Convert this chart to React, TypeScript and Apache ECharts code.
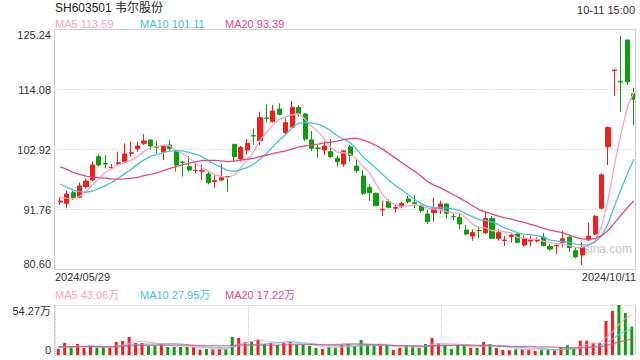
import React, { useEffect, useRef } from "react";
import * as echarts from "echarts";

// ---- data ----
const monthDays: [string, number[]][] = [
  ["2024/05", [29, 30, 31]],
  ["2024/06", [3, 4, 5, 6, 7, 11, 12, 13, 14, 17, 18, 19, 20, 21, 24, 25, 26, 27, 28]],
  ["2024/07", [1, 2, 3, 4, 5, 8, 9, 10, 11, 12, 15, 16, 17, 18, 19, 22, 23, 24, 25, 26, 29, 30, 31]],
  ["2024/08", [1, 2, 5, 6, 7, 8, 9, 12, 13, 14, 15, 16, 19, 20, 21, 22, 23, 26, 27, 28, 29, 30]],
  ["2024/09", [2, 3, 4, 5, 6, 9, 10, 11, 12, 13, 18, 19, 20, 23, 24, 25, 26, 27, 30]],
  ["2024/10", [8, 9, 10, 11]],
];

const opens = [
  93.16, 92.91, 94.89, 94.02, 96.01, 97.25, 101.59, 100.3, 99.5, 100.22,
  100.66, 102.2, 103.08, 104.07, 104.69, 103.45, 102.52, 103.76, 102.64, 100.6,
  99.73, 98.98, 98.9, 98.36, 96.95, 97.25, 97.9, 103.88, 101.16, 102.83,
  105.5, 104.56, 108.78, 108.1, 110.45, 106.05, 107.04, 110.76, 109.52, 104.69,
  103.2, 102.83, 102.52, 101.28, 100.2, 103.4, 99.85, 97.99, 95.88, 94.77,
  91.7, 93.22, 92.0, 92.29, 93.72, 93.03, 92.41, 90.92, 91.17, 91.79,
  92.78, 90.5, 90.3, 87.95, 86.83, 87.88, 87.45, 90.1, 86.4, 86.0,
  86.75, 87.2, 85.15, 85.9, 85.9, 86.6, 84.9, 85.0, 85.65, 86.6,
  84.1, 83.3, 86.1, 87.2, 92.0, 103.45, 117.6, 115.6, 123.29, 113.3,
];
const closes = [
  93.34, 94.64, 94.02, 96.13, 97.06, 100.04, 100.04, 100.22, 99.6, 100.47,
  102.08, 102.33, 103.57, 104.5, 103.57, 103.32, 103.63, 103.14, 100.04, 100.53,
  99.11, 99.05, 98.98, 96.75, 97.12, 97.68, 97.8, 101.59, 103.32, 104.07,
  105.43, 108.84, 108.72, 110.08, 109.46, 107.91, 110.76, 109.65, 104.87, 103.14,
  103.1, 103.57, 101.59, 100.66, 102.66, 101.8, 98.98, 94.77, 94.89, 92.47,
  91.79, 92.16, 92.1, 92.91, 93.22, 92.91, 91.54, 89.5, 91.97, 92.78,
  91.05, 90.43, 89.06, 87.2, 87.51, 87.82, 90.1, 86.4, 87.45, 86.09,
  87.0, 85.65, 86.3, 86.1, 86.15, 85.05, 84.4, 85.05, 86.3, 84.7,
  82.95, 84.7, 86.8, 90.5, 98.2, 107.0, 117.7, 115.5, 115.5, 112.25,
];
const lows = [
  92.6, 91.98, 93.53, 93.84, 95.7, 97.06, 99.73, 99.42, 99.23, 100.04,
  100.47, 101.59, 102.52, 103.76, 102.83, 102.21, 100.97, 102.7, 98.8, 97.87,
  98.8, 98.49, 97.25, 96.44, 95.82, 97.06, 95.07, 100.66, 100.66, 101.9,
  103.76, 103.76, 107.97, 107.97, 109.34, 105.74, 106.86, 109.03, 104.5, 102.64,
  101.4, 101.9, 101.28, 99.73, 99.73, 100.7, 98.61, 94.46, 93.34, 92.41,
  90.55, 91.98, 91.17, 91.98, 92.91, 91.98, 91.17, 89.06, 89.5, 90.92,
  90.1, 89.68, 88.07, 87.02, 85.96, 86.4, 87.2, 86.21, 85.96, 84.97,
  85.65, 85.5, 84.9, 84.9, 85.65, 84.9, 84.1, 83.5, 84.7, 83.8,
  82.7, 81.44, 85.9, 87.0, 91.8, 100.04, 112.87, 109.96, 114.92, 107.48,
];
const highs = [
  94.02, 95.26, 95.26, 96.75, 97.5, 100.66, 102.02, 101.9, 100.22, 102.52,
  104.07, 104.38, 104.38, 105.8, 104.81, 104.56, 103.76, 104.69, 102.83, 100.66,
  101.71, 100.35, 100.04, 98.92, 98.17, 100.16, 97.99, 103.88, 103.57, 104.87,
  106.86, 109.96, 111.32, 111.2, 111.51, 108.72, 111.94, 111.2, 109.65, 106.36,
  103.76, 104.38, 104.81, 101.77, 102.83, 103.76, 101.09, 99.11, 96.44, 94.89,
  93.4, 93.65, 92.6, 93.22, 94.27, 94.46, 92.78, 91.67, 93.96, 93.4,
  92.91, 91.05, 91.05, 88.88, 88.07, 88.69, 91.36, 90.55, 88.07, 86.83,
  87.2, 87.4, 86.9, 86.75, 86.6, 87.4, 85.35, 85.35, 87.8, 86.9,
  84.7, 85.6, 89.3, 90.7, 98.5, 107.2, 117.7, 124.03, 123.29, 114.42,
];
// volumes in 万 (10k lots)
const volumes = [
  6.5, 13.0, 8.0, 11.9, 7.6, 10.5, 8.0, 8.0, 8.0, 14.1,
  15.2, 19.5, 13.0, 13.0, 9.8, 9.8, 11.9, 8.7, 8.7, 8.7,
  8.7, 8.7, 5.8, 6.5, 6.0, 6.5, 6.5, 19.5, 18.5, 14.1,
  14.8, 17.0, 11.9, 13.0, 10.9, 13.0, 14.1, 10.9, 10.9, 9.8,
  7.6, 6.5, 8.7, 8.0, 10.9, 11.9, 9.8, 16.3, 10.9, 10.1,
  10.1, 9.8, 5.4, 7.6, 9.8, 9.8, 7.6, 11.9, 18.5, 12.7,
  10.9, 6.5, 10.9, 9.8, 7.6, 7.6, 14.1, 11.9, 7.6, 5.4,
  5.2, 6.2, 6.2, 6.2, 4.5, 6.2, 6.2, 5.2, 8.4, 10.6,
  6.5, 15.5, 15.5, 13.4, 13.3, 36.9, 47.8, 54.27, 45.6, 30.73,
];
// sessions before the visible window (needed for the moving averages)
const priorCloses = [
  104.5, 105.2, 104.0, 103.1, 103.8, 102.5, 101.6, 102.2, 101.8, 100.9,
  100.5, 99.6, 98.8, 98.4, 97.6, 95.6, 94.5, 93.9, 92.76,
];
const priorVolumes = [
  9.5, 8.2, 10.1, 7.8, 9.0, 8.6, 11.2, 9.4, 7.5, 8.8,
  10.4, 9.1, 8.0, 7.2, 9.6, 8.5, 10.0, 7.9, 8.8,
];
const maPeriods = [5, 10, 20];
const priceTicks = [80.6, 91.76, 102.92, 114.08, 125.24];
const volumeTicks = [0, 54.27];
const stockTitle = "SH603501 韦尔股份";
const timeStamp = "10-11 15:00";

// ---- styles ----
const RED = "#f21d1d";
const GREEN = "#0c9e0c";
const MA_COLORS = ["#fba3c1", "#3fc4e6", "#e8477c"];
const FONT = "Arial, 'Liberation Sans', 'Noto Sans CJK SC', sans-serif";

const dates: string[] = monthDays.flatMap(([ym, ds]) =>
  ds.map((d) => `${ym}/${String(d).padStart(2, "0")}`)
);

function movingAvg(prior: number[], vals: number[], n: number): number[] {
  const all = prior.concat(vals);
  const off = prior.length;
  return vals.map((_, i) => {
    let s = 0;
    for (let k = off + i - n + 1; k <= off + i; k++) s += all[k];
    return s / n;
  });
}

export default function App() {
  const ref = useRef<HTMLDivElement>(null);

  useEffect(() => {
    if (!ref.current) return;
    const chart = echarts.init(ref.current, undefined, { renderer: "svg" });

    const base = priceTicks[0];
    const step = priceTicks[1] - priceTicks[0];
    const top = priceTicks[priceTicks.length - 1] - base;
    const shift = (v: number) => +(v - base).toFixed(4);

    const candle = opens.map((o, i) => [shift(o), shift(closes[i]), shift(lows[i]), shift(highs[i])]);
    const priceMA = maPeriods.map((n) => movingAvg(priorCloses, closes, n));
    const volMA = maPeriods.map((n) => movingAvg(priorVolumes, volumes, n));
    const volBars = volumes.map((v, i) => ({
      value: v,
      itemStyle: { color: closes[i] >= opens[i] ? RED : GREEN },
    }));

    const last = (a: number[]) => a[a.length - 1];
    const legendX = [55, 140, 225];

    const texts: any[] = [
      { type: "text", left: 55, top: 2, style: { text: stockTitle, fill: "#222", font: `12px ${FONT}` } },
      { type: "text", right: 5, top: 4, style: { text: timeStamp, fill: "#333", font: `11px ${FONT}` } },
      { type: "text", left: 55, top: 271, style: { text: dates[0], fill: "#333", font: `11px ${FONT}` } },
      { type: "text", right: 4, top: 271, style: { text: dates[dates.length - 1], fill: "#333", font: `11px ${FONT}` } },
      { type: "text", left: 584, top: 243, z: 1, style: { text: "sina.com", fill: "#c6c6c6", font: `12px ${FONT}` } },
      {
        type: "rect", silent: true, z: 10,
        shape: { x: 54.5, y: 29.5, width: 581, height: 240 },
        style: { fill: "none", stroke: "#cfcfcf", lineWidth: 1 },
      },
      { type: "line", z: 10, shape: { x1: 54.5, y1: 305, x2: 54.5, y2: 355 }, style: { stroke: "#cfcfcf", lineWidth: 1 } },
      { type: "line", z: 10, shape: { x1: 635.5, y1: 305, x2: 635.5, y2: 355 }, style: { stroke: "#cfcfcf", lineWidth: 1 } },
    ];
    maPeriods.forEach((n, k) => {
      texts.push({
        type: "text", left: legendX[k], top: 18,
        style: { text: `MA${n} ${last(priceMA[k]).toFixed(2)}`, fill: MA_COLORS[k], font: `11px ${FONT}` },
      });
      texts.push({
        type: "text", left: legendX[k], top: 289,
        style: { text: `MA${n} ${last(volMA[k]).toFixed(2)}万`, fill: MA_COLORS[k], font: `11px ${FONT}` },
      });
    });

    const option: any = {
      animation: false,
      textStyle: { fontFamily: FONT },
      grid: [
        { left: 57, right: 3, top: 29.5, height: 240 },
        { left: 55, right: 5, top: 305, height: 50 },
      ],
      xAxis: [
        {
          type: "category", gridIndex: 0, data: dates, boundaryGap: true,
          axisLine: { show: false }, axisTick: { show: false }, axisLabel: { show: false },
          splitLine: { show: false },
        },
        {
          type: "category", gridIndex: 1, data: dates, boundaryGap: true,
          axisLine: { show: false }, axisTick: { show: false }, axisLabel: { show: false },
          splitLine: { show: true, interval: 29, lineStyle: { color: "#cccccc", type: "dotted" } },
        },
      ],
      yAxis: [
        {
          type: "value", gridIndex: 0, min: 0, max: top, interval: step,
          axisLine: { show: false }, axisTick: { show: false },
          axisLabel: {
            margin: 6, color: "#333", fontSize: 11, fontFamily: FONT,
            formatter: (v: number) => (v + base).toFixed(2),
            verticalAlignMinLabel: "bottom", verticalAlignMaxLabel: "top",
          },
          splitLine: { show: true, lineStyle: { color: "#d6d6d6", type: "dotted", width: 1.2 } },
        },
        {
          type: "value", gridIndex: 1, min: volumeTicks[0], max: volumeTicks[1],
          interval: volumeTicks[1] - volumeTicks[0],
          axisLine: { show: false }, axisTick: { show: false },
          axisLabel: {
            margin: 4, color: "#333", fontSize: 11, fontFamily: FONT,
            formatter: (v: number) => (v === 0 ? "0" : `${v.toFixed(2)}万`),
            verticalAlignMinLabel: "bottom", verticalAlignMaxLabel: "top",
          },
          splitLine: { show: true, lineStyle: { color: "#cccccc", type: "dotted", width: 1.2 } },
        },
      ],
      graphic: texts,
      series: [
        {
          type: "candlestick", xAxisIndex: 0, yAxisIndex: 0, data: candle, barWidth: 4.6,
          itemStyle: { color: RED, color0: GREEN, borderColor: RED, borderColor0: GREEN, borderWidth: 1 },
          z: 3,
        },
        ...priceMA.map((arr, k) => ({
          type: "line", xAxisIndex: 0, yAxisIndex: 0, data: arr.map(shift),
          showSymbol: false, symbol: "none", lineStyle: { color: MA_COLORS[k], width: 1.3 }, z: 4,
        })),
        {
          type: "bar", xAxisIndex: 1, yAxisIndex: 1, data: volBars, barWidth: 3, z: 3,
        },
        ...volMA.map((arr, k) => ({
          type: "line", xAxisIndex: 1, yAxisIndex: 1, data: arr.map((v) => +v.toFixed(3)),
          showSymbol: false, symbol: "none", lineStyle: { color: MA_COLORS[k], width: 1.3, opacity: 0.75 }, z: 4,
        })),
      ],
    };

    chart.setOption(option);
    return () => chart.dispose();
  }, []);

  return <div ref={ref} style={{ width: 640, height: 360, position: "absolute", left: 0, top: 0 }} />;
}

#### Task description:
Set down again, exactly, the lines of the material above from its first line to the one with "import * as", inclusive. Leave the pictures out.

#### Written answer:
Convert this chart to React, TypeScript and Apache ECharts code.
import React, { useEffect, useRef } from "react";
import * as echarts from "echarts";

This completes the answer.